An economy for all?

7 Apr 2017 Ryan Miller    Last updated: 9 Apr 2017

Speakers at the Imagine! Belfast event
Speakers at the Imagine! Belfast event

The economy is there to serve the public and not the other way round. Scope looks at the inversion of this relationship and why a revolution in economic thinking could have huge benefits for local people.

Poverty and inequality is rising; the economy is improving.

Two conflicting statements we are used to hearing together or, at least, in parallel. Certainly, according to the City Council, they apply to Belfast in recent years.

But perhaps we have this wrong. These statements are not conflicting – they are contradictory.

What is the economy for? What makes it healthy? These were the themes at An economy for all – a discussion that took place last month at Belfast City Hall as part of the Imagine! Festival.

The discussion was chaired by Neil McInroy, from the Manchester Centre for Local Economic Strategies, and he set out his own position early on:

“The economy is getting better but we are all getting poorer. Something weird is going on. This is not a unique problem to Belfast – it’s worldwide. We live in oxymoronic times, ones in which there has never been as much wealth in the world - but there is also more despair and poverty. The 12 richest people are as rich as the 2 billion poorest.

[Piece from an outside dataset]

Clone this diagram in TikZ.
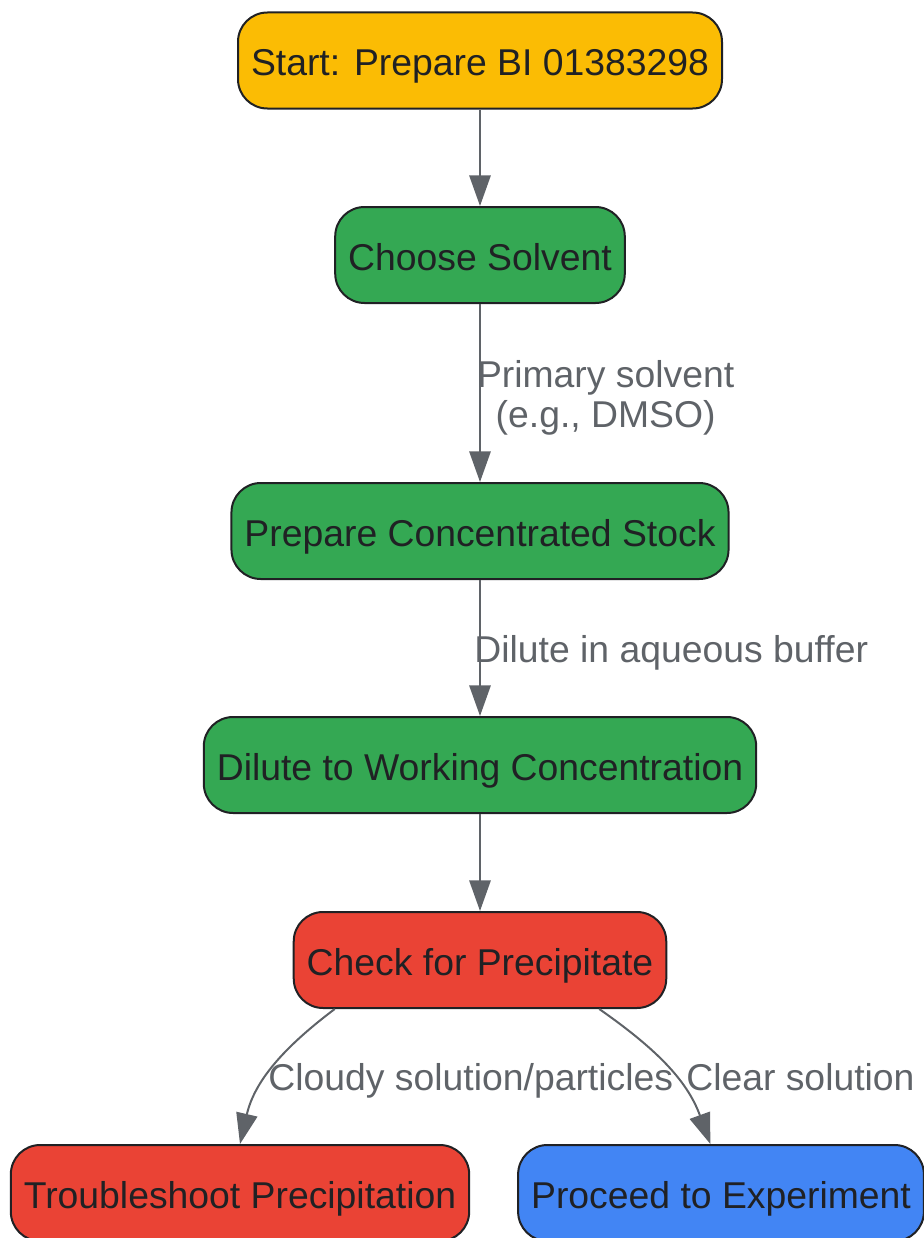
\documentclass[tikz,border=0pt]{standalone}
\usepackage{fontspec}
\setmainfont{Liberation Sans}
\usetikzlibrary{arrows.meta,positioning}
\definecolor{gyellow}{HTML}{FBBC04}
\definecolor{ggreen}{HTML}{34A853}
\definecolor{gred}{HTML}{EA4335}
\definecolor{gblue}{HTML}{4285F4}
\definecolor{gline}{HTML}{5F6368}
\definecolor{gink}{HTML}{202124}

\begin{document}
\begin{tikzpicture}[on grid,
  box/.style={draw=gink,line width=1.5pt,rounded corners=22pt,minimum height=72pt,
    inner xsep=9.75pt,text height=24pt,text depth=1pt,text=gink,font=\fontsize{28}{30}\selectfont},
  flow/.style={draw=gline,line width=1.5pt,-{Triangle[length=23pt,width=16pt]}},
  lbl/.style={text=gline,font=\fontsize{28}{30}\selectfont,inner sep=0pt,align=center}]
  \useasboundingbox (0,0) rectangle (693pt,-928.5pt);
  \node[box,fill=gyellow] (start) at (360pt,-45.375pt) {Start: Prepare BI 01383298};
  \node[box,fill=ggreen] (solv) [below=145.875pt of start] {Choose Solvent};
  \node[box,fill=ggreen] (stock) [below=207pt of solv] {Prepare Concentrated Stock};
  \node[box,fill=ggreen] (dil) [below=175.5pt of stock] {Dilute to Working Concentration};
  \node[box,fill=gred] (chk) [below=146.25pt of dil] {Check for Precipitate};
  \node[box,fill=gred] (trb) [below left=174.75pt and 180pt of chk] {Troubleshoot Precipitation};
  \node[box,fill=gblue] (go) [below right=174.75pt and 180.75pt of chk] {Proceed to Experiment};
  % connectors
  \draw[flow] (start) -- (solv);
  \draw[flow] (solv) -- node[lbl,right,xshift=-3pt,yshift=-3.5pt] {Primary solvent\\(e.g., DMSO)} (stock);
  \draw[flow] (stock) -- node[lbl,right,xshift=-5pt,yshift=-4pt] {Dilute in aqueous buffer} (dil);
  \draw[flow] (dil) -- (chk);
  \draw[flow] ([xshift=31.5pt]chk.south west) to[out=-143,in=77]
    node[lbl,pos=0.6,right,xshift=2pt] {Cloudy solution/particles} (trb.north);
  \draw[flow] ([xshift=-51pt]chk.south east) to[out=-35,in=110]
    node[lbl,pos=0.58,right,xshift=7.5pt] {Clear solution} ([xshift=-8pt]go.north);
\end{tikzpicture}
\end{document}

“In Northern Ireland, 70,000 jobs were created in the last five years. There is huge wealth in the city centre. But pay is lower than it was a decade ago – and 45% of the poor are in work. The cycle of poverty seems to be deepening. There’s a growing realisation – this is the hope – that we need to do something about this. There’s something happening in the world.

“There are three reasons for this. One is economic: the global economy cannot afford the poor to be poor because then they can’t buy the stuff that’s produced; second – socially, or morally, there’s something in our hearts, in even the hearts of the most arch capitalist, whereby at some point walk we will past someone and think “look at that poor guy there”; the third reason is political: when people are struggling they vote in weird ways, for strange parties, for the populists and feel-goods and so on.”

Servant and master – and social enterprises

Are we servants to the economy, or does it exist to cater for the people?

A simple question with an obvious answer yet far too often public policy seems built toward the former and not the latter.

Mr McInroy said that economic thinking had lost its way over time – even citing its etymology. From the Greek oikos (meaning house, or family) and nomos (management, or law). Oikonomos, managing the resources of, and for, the house and family. A means and not an end.

The City Hall discussion featured speakers from the City Council, Ulster University, Belfast Met and the Greater Shankill Partnership – and all of them shared ideas about how the local economy, and education system, can be better geared to the benefit of local people, and be less about servicing the sum total of local GDP as the ultimate end in itself.

A revolution in how we appraise the economy could be a huge boost to social enterprises, and could also place more and more responsibility on their shoulders

The third sector is in difficulties at the minute, largely due to huge uncertainty over budgeting because of the collapse of Stormont, but if there are serious moves to recalibrate how we think about the economy then it has a huge role to play.

This role is ingrained in the necessary wider missions that community and voluntary organisations have; their mission is to provide some service or perform some good, things that are rarely measured by a straightforward bottom line.

The private sector will always have a simply enormous role to play in any flourishing society but it does not cover all bases. There are itches that for-profit organisations cannot scratch and, the more we think about the economy as something that serves society, and not the other way round, the more will be asked of organisations that do not measure success solely on a balance sheet.

An economy for all

Economists have a poor reputation at the minute. This is for good reason. They have, in general, overstepped their remit (or gone further, continuing to push shibboleths that have shown to be naïve or, at worst, downright wrong, to protect a dismal status quo).

It would be a serious harm to dismiss the inexact but beneficial craft of economics entirely, or even to get rid of the many ways it can and does help shape a better present and future.

What economists are supposed to do is analyse, as best as possible, the workings of our civic structures and predict outcomes based on our direction of travel and any changes we might make; identify the many levers we have at our disposal to make adjustments and to shine a light on what will happen when we pull them (or not).

What it is not their job to do is moralise, or to dictate to people what the aims of the economy should be – this is a parallel discussion, an entirely separate debate but, for too long, the lines between the two have become blurred.

Call it social, or moral, philosophy, if you like. But maybe that is too self important. Put more simply, it is the direction of travel we are choosing for our communities and for ourselves.

Who chooses whether this direction is good? Not economists. These decisions lie elsewhere, covered by another word with Greek origins. Not oikos and nemain – but demos and kratia. Democracy, the rule of the people.

If you hear again that poverty and inequality is rising, or that the majority of people see their resources spread more and more thinly, but that the economy is doing well, don’t be shy about about saying otherwise.

The people get to decide if the economy is doing well – and if it is not doing well for the people then why should they call it a success? What else is the economy for?